Problem to solve: Emit the data below verbatim, stripping out any pictures.

>> Begin

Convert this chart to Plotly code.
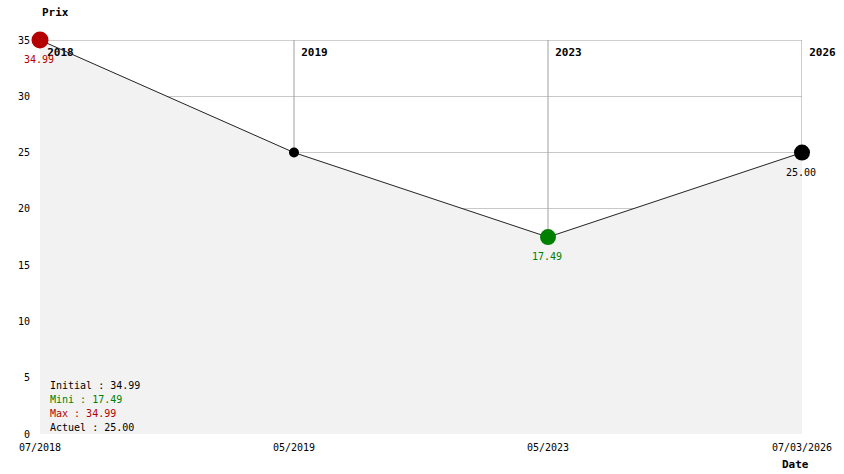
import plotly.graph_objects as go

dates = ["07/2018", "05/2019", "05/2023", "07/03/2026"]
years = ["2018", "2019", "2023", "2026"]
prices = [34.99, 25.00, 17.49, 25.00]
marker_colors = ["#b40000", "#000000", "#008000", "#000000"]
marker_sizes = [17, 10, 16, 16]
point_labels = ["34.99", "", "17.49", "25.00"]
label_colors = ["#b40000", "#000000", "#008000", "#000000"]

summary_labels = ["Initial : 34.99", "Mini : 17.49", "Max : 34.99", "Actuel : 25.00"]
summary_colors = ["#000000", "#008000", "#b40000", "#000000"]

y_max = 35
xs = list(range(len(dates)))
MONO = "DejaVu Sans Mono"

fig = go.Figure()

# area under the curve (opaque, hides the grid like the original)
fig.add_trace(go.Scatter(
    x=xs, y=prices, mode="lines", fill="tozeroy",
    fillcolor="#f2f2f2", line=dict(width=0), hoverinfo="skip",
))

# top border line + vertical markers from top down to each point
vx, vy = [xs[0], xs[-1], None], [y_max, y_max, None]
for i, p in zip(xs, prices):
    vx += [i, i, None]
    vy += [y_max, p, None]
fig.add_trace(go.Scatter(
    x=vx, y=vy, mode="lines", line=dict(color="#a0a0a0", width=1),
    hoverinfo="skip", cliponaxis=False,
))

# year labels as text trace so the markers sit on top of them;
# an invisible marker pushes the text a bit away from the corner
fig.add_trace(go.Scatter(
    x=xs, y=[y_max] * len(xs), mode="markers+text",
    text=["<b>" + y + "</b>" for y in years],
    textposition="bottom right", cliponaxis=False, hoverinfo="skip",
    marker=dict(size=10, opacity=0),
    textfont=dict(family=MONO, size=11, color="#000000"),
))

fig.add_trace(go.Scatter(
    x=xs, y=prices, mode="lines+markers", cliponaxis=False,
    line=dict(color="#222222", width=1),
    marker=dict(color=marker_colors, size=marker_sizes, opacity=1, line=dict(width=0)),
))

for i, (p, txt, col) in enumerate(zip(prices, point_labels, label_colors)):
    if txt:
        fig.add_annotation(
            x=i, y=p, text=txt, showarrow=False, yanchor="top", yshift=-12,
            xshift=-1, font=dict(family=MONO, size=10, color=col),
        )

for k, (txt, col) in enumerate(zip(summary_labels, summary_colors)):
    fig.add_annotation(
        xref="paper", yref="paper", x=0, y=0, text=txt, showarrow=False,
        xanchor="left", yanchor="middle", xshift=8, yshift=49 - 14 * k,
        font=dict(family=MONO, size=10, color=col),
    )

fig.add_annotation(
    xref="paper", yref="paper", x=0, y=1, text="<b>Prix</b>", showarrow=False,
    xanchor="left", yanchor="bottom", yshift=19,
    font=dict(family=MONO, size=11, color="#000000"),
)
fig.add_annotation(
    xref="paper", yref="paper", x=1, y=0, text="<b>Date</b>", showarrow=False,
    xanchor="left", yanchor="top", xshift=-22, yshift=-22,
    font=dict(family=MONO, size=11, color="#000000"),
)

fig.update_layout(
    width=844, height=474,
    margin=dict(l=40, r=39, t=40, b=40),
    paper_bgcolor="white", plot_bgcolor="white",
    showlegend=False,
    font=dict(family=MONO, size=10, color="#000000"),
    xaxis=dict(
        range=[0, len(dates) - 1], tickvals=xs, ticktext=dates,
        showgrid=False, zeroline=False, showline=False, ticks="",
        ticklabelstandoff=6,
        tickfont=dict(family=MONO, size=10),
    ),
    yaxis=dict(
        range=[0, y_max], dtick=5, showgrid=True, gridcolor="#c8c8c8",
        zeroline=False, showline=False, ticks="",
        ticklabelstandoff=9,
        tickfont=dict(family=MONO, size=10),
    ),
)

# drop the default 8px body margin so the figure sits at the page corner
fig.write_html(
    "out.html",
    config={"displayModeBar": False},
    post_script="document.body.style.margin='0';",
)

>> End

Expected answer:
Convert this chart to Plotly code.
import plotly.graph_objects as go

dates = ["07/2018", "05/2019", "05/2023", "07/03/2026"]
years = ["2018", "2019", "2023", "2026"]
prices = [34.99, 25.00, 17.49, 25.00]
marker_colors = ["#b40000", "#000000", "#008000", "#000000"]
marker_sizes = [17, 10, 16, 16]
point_labels = ["34.99", "", "17.49", "25.00"]
label_colors = ["#b40000", "#000000", "#008000", "#000000"]

summary_labels = ["Initial : 34.99", "Mini : 17.49", "Max : 34.99", "Actuel : 25.00"]
summary_colors = ["#000000", "#008000", "#b40000", "#000000"]

y_max = 35
xs = list(range(len(dates)))
MONO = "DejaVu Sans Mono"

fig = go.Figure()

# area under the curve (opaque, hides the grid like the original)
fig.add_trace(go.Scatter(
    x=xs, y=prices, mode="lines", fill="tozeroy",
    fillcolor="#f2f2f2", line=dict(width=0), hoverinfo="skip",
))

# top border line + vertical markers from top down to each point
vx, vy = [xs[0], xs[-1], None], [y_max, y_max, None]
for i, p in zip(xs, prices):
    vx += [i, i, None]
    vy += [y_max, p, None]
fig.add_trace(go.Scatter(
    x=vx, y=vy, mode="lines", line=dict(color="#a0a0a0", width=1),
    hoverinfo="skip", cliponaxis=False,
))

# year labels as text trace so the markers sit on top of them;
# an invisible marker pushes the text a bit away from the corner
fig.add_trace(go.Scatter(
    x=xs, y=[y_max] * len(xs), mode="markers+text",
    text=["<b>" + y + "</b>" for y in years],
    textposition="bottom right", cliponaxis=False, hoverinfo="skip",
    marker=dict(size=10, opacity=0),
    textfont=dict(family=MONO, size=11, color="#000000"),
))

fig.add_trace(go.Scatter(
    x=xs, y=prices, mode="lines+markers", cliponaxis=False,
    line=dict(color="#222222", width=1),
    marker=dict(color=marker_colors, size=marker_sizes, opacity=1, line=dict(width=0)),
))

for i, (p, txt, col) in enumerate(zip(prices, point_labels, label_colors)):
    if txt:
        fig.add_annotation(
            x=i, y=p, text=txt, showarrow=False, yanchor="top", yshift=-12,
            xshift=-1, font=dict(family=MONO, size=10, color=col),
        )

for k, (txt, col) in enumerate(zip(summary_labels, summary_colors)):
    fig.add_annotation(
        xref="paper", yref="paper", x=0, y=0, text=txt, showarrow=False,
        xanchor="left", yanchor="middle", xshift=8, yshift=49 - 14 * k,
        font=dict(family=MONO, size=10, color=col),
    )

fig.add_annotation(
    xref="paper", yref="paper", x=0, y=1, text="<b>Prix</b>", showarrow=False,
    xanchor="left", yanchor="bottom", yshift=19,
    font=dict(family=MONO, size=11, color="#000000"),
)
fig.add_annotation(
    xref="paper", yref="paper", x=1, y=0, text="<b>Date</b>", showarrow=False,
    xanchor="left", yanchor="top", xshift=-22, yshift=-22,
    font=dict(family=MONO, size=11, color="#000000"),
)

fig.update_layout(
    width=844, height=474,
    margin=dict(l=40, r=39, t=40, b=40),
    paper_bgcolor="white", plot_bgcolor="white",
    showlegend=False,
    font=dict(family=MONO, size=10, color="#000000"),
    xaxis=dict(
        range=[0, len(dates) - 1], tickvals=xs, ticktext=dates,
        showgrid=False, zeroline=False, showline=False, ticks="",
        ticklabelstandoff=6,
        tickfont=dict(family=MONO, size=10),
    ),
    yaxis=dict(
        range=[0, y_max], dtick=5, showgrid=True, gridcolor="#c8c8c8",
        zeroline=False, showline=False, ticks="",
        ticklabelstandoff=9,
        tickfont=dict(family=MONO, size=10),
    ),
)

# drop the default 8px body margin so the figure sits at the page corner
fig.write_html(
    "out.html",
    config={"displayModeBar": False},
    post_script="document.body.style.margin='0';",
)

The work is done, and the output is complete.